A public adjuster who assured an Indiana homeowners association that the way to get a claim for storm damage processed was to play a game of chess with the insurance company, got checkmated when he failed to heed the deadline for filing a lawsuit, prompting the 7th Circuit Court of Appeals to make this observation: “Such is the price of gamesmanship.”
Kris Kassen, a public adjuster, was hired by Legend’s Creek Homeowners Association after hail and wind damaged the north-facing sides of the condominium buildings. The storm occurred in May 2016 and the homeowners association filed a claim with Travelers Indemnity Company in September 2016.
Travelers issued a check for $644,674.87 just two months after receiving the claim. But in January 2017, Kassen said the repairs were unacceptable. Travelers submitted two more checks totaling $267,204.90 for additional repairs.
Kassen then told Travelers the repairs were insufficient and the north-facing side had to be completely replaced. Travelers agreed and in February 2018 submitted an estimate of the cost to replace and paint the damaged sides.
However, less than three weeks before the two-year contractual deadline to bring a legal action, Kassen demanded Travelers replace all sides of the condominium buildings because the new sides did not match the undamaged ones. Travelers denied the request, maintaining it would only replace and paint the damaged sides.
Legend’s Creek sued, charging Travelers with breach of contract and bad faith. The insurance company responded with a motion for summary judgment on the grounds that the lawsuit was brought outside of the two-year contractual limitations.
After the U.S. District Court for the Southern District of Indiana granted the insurance company’s motion for summary judgment, Legend’s Creek appealed.
The 7th Circuit affirmed in Legend’s Creek Homeowners Association, Inc. v. Travelers Indemnity Company of America, 20-3163, 21-1288 and 21-2196, finding the district court “provided thorough opinions explaining why summary judgment was appropriate … .”
Legend’s Creek had argued the policy’s requirement that it cooperate with the investigation and settlement claim prevented it from initiating a legal action. Also, the homeowners association asserted Travelers waived the two-year limit because it did not provide a warning that it would rely on the contractual provisions.
The 7th Circuit brushed aside those arguments.
In particular, the appellate panel noted Legend’s Creek did not identify any terms in the policy that it could not have abided by within the two-year window and, as such, could have brought a legal action before the deadline.
Moreover, the 7th Circuit found the two sides were not negotiating. Rather, Travelers was granting the claims and only rejected the “eleventh-hour request” by Kassen.
Likewise, the circuit court had little patience for Legend’s Creek final stance that Travelers waived strict compliance to the suit limitation when it failed to answer an email from Kassen asking about the deadline to apply for replacement cost benefits.
“… (W)ere a college student to ask a professor to extend a paper deadline and receive no answer, common sense tell us that no extension was granted and that the original deadline remained,” Senior Judge Daniel Manion wrote for the court.
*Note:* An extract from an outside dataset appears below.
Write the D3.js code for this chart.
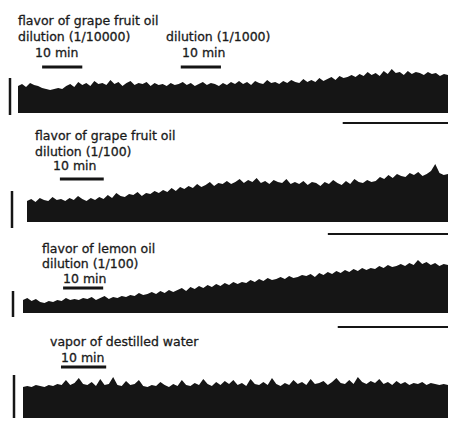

Ultimately, the appellate panel found the homeowners association’s position “somewhat hard to credit.” As early as February 2018, Kassen anticipated the new sides would not match the undamaged sides, but he did not discuss the matter with Travelers’ representative.
“In Kassen’s words to the Legend’s Creek Board, the claims process was a ‘game of chess.’ His plan was to let Travelers replace the north-facing sides and then argue thereafter that the purported mismatch required Travelers to replace and paint the rest of the sides,” Manion wrote. “To ‘win the game,’ Kassen told the Board, they had to stay ‘several turns ahead of Travelers.’
“Unfortunately for Legend’s Creek, it lost the game because Kassen failed to foresee that Travelers might checkmate it by raising the contractual suit limitation,” Manion continued. “Had Kassen been upfront with Knopp in February 2018, it would likely have received Travelers’ denial within the two-year limitation period. Such is the price of gamesmanship.”